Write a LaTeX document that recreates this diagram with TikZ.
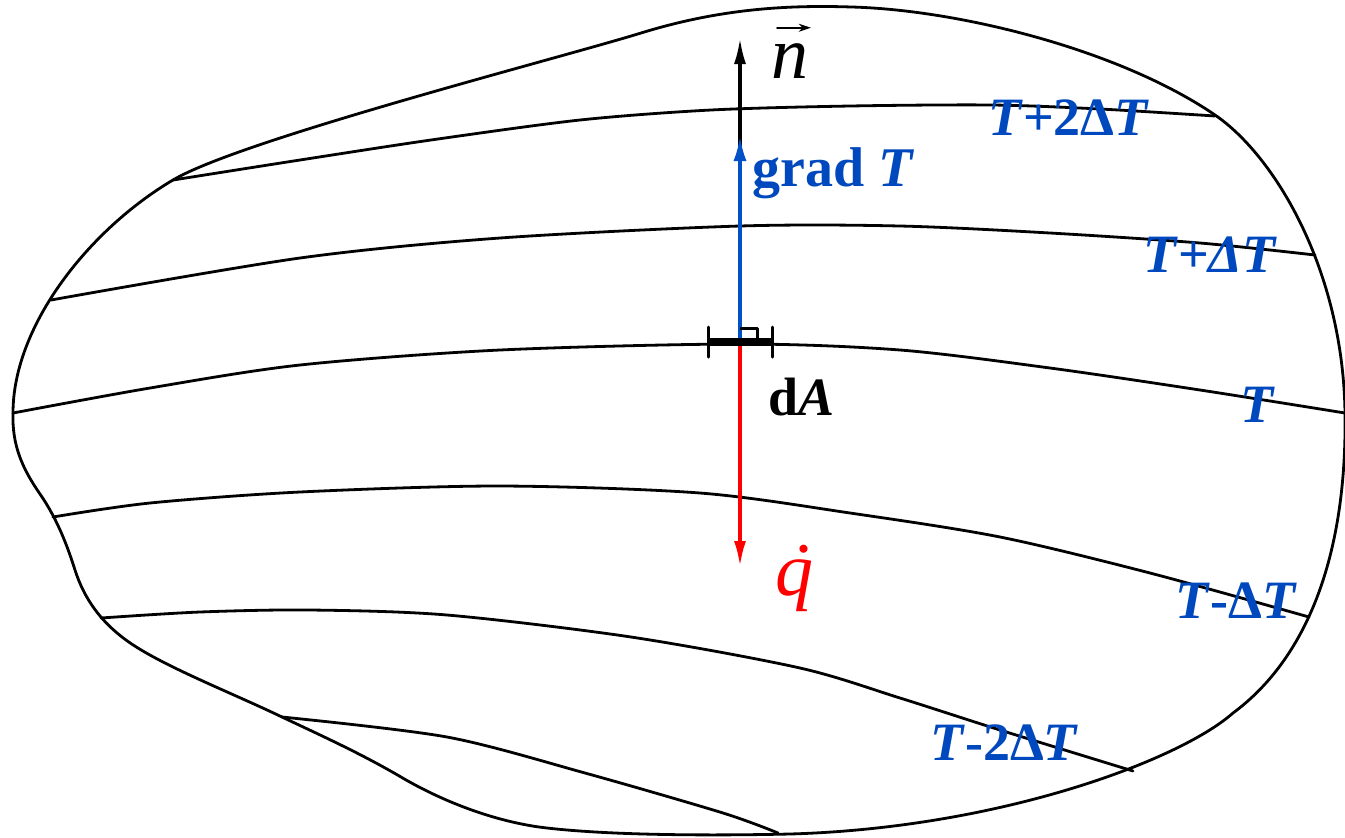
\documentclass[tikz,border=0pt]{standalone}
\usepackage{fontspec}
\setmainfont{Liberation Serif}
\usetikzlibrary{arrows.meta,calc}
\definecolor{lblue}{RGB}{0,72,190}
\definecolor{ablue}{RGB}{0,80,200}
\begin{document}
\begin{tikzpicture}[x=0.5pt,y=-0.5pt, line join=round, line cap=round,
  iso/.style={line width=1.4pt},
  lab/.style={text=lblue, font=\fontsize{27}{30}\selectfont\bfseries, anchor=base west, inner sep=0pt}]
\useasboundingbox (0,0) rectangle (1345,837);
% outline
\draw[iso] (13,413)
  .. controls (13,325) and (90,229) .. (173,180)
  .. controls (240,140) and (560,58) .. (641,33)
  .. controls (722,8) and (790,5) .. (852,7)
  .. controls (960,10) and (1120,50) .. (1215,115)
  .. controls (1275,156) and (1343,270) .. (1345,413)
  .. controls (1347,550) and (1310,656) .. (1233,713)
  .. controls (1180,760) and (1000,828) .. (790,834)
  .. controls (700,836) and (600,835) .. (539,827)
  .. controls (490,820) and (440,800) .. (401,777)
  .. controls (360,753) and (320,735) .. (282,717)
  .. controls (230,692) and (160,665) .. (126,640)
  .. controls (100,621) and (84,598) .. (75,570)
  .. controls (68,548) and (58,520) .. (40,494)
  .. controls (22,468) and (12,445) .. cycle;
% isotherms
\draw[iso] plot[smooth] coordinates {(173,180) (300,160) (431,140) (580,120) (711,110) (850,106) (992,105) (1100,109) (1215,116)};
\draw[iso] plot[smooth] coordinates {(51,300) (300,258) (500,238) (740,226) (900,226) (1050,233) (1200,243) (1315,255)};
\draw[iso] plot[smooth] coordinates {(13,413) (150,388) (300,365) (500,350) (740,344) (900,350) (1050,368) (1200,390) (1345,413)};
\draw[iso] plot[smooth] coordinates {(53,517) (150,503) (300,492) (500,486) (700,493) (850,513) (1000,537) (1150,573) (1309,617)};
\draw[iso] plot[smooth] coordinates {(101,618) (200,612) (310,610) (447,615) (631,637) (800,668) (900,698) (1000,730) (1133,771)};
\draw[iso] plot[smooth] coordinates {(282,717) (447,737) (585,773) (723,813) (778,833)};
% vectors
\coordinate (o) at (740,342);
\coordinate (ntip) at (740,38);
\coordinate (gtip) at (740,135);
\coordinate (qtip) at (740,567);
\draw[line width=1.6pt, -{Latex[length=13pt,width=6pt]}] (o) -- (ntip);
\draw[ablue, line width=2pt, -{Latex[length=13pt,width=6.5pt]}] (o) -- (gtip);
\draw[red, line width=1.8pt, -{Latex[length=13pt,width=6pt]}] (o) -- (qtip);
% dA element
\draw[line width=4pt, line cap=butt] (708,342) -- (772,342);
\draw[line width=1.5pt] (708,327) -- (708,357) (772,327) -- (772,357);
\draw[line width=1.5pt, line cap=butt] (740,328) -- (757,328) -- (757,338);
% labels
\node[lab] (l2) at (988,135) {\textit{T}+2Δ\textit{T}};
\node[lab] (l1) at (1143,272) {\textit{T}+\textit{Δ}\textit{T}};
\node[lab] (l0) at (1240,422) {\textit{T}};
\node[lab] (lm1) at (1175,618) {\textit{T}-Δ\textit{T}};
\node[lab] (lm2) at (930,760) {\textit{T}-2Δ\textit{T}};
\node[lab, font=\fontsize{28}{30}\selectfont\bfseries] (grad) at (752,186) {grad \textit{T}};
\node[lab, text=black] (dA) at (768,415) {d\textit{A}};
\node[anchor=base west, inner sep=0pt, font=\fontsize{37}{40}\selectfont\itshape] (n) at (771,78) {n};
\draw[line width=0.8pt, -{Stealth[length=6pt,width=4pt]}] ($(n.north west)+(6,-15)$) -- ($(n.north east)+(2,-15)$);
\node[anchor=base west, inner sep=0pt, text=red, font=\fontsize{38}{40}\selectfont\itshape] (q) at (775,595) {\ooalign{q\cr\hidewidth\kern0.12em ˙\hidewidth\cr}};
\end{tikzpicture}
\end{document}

※ ※ ※

• _EXERCISE_:
Omit the pictures and reproduce the listing exactly.

• _OUTPUT BELOW_:
Write a LaTeX document that recreates this diagram with TikZ.
\documentclass[tikz,border=0pt]{standalone}
\usepackage{fontspec}
\setmainfont{Liberation Serif}
\usetikzlibrary{arrows.meta,calc}
\definecolor{lblue}{RGB}{0,72,190}
\definecolor{ablue}{RGB}{0,80,200}
\begin{document}
\begin{tikzpicture}[x=0.5pt,y=-0.5pt, line join=round, line cap=round,
  iso/.style={line width=1.4pt},
  lab/.style={text=lblue, font=\fontsize{27}{30}\selectfont\bfseries, anchor=base west, inner sep=0pt}]
\useasboundingbox (0,0) rectangle (1345,837);
% outline
\draw[iso] (13,413)
  .. controls (13,325) and (90,229) .. (173,180)
  .. controls (240,140) and (560,58) .. (641,33)
  .. controls (722,8) and (790,5) .. (852,7)
  .. controls (960,10) and (1120,50) .. (1215,115)
  .. controls (1275,156) and (1343,270) .. (1345,413)
  .. controls (1347,550) and (1310,656) .. (1233,713)
  .. controls (1180,760) and (1000,828) .. (790,834)
  .. controls (700,836) and (600,835) .. (539,827)
  .. controls (490,820) and (440,800) .. (401,777)
  .. controls (360,753) and (320,735) .. (282,717)
  .. controls (230,692) and (160,665) .. (126,640)
  .. controls (100,621) and (84,598) .. (75,570)
  .. controls (68,548) and (58,520) .. (40,494)
  .. controls (22,468) and (12,445) .. cycle;
% isotherms
\draw[iso] plot[smooth] coordinates {(173,180) (300,160) (431,140) (580,120) (711,110) (850,106) (992,105) (1100,109) (1215,116)};
\draw[iso] plot[smooth] coordinates {(51,300) (300,258) (500,238) (740,226) (900,226) (1050,233) (1200,243) (1315,255)};
\draw[iso] plot[smooth] coordinates {(13,413) (150,388) (300,365) (500,350) (740,344) (900,350) (1050,368) (1200,390) (1345,413)};
\draw[iso] plot[smooth] coordinates {(53,517) (150,503) (300,492) (500,486) (700,493) (850,513) (1000,537) (1150,573) (1309,617)};
\draw[iso] plot[smooth] coordinates {(101,618) (200,612) (310,610) (447,615) (631,637) (800,668) (900,698) (1000,730) (1133,771)};
\draw[iso] plot[smooth] coordinates {(282,717) (447,737) (585,773) (723,813) (778,833)};
% vectors
\coordinate (o) at (740,342);
\coordinate (ntip) at (740,38);
\coordinate (gtip) at (740,135);
\coordinate (qtip) at (740,567);
\draw[line width=1.6pt, -{Latex[length=13pt,width=6pt]}] (o) -- (ntip);
\draw[ablue, line width=2pt, -{Latex[length=13pt,width=6.5pt]}] (o) -- (gtip);
\draw[red, line width=1.8pt, -{Latex[length=13pt,width=6pt]}] (o) -- (qtip);
% dA element
\draw[line width=4pt, line cap=butt] (708,342) -- (772,342);
\draw[line width=1.5pt] (708,327) -- (708,357) (772,327) -- (772,357);
\draw[line width=1.5pt, line cap=butt] (740,328) -- (757,328) -- (757,338);
% labels
\node[lab] (l2) at (988,135) {\textit{T}+2Δ\textit{T}};
\node[lab] (l1) at (1143,272) {\textit{T}+\textit{Δ}\textit{T}};
\node[lab] (l0) at (1240,422) {\textit{T}};
\node[lab] (lm1) at (1175,618) {\textit{T}-Δ\textit{T}};
\node[lab] (lm2) at (930,760) {\textit{T}-2Δ\textit{T}};
\node[lab, font=\fontsize{28}{30}\selectfont\bfseries] (grad) at (752,186) {grad \textit{T}};
\node[lab, text=black] (dA) at (768,415) {d\textit{A}};
\node[anchor=base west, inner sep=0pt, font=\fontsize{37}{40}\selectfont\itshape] (n) at (771,78) {n};
\draw[line width=0.8pt, -{Stealth[length=6pt,width=4pt]}] ($(n.north west)+(6,-15)$) -- ($(n.north east)+(2,-15)$);
\node[anchor=base west, inner sep=0pt, text=red, font=\fontsize{38}{40}\selectfont\itshape] (q) at (775,595) {\ooalign{q\cr\hidewidth\kern0.12em ˙\hidewidth\cr}};
\end{tikzpicture}
\end{document}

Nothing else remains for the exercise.